コメントを求められたOpenAIは、製品の発売時に、GPT-5がエラーや「AIの幻覚」(AIが自信を持って情報を捏造する現象)の発生を減らすだろうと以前に述べていました。同社は、これらの問題の潜在的な原因を、GPT-5の複雑なアーキテクチャに起因すると考えています。このアーキテクチャは、「リアルタイムルーター」を採用しており、会話のタイプと意図に基づいて、最も適切な内部AIモデルを選択するように設計されています。OpenAIは、ユーザーがAIに「これについてよく考える」ように指示することで、最も高度な推論モデルを起動させることができると示唆しています。同社は、このルーティングシステムが、モデルの切り替えや応答の好み率を含むユーザーフィードバックを通じて継続的に改善されていると主張しています。
しかし、業界専門家の観察は、問題がより根深い可能性があることを示唆しています。メディアおよびAIスタートアップEveryのCEOであるダン・シッパーは、GPT-5が、論理的にその推論モデルをトリガーすべき質問に対しても時々幻覚を起こすと指摘しました。シッパーは、小説の一節の写真を撮って説明を求めた後、GPT-5が「自信を持って話をでっち上げる」事例を語りました。
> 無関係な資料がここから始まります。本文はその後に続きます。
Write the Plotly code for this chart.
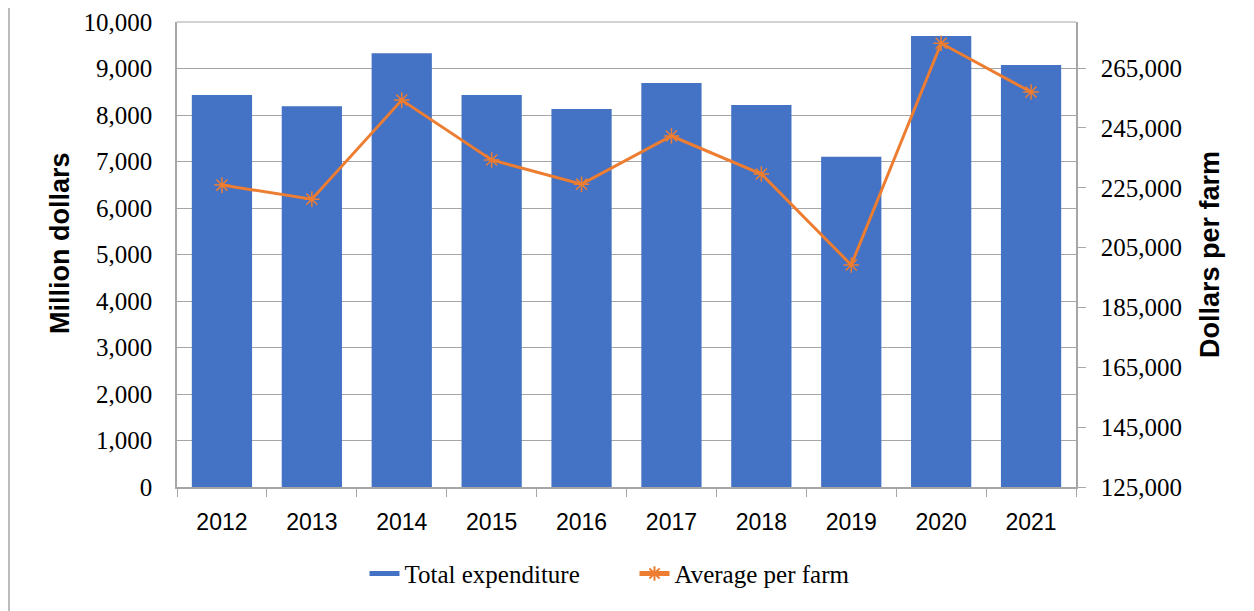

しかし、AIに明示的に「もっと長く考える」ように依頼すると、正確な応答が得られることが多いことを発見しました。
OpenAIのCEOサム・アルトマンは、AIがまだ汎用人工知能(AGI)—人間のような認知能力のレベル—に達していないことを認めていますが、GPT-5を「一般的に知的」であり、「AGIへの道における重要な一歩」であると述べています。しかし、現在のユーザー体験は、洗練されたAI能力と、基本的な言語モデルにさえ期待される基礎的な正確さとの間のギャップを埋めるという、根強い課題を浮き彫りにしています。